Why does it matter? Your circadian rhythm controls a lot of things, including your body temperature throughout the day, and when you feel sleepy in the evening. Your core temperature naturally cools as the day drags on and that cooling is one of the signals that it’s time for bed. Giving the temperature variable a little nudge is the crux of this smart way to help you fall asleep faster.
If you’re showering right before bed, skip the steaming hot shower. Raising your body temperature directly before you get into bed can make it more challenging to get to sleep regardless of the time of year—although it’s certainly extra unpleasant to get into bed sauna-level hot in the heat of the summer. Instead, take as cool of a shower as you can comfortably tolerate. You’ll be simulating the natural lowering of body temperature that occurs in the evening. While the cold water might make you feel briefly more alert, when you hop into bed, you’ll likely find yourself a lot drowsier than usual.

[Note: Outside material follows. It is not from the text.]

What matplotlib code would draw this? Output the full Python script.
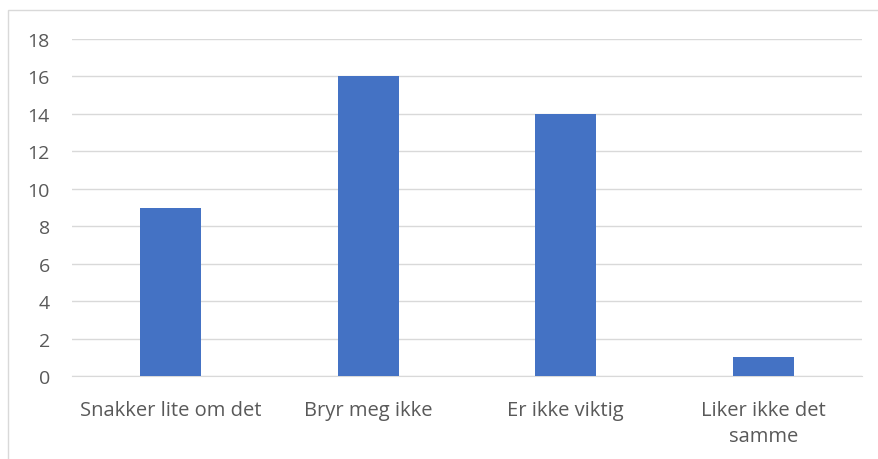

On the other hand, if taking a cold shower before bed (or any time for that matter) has you shaking your head and ready to abandon this little circadian-hijacking experiment, don’t bail on us just yet. You can keep your hot showers (or baths) as long as you time them correctly. Instead of taking the hot shower or bath right before bed, time your shower, so you’re hopping out about an hour and a half or so before bedtime. Your body temperature will peak with the hot shower and then drift down as you cool off. That cool-down period is like an amplified version of what would happen anyway, so you can cool down and drift off to sleep more effectively.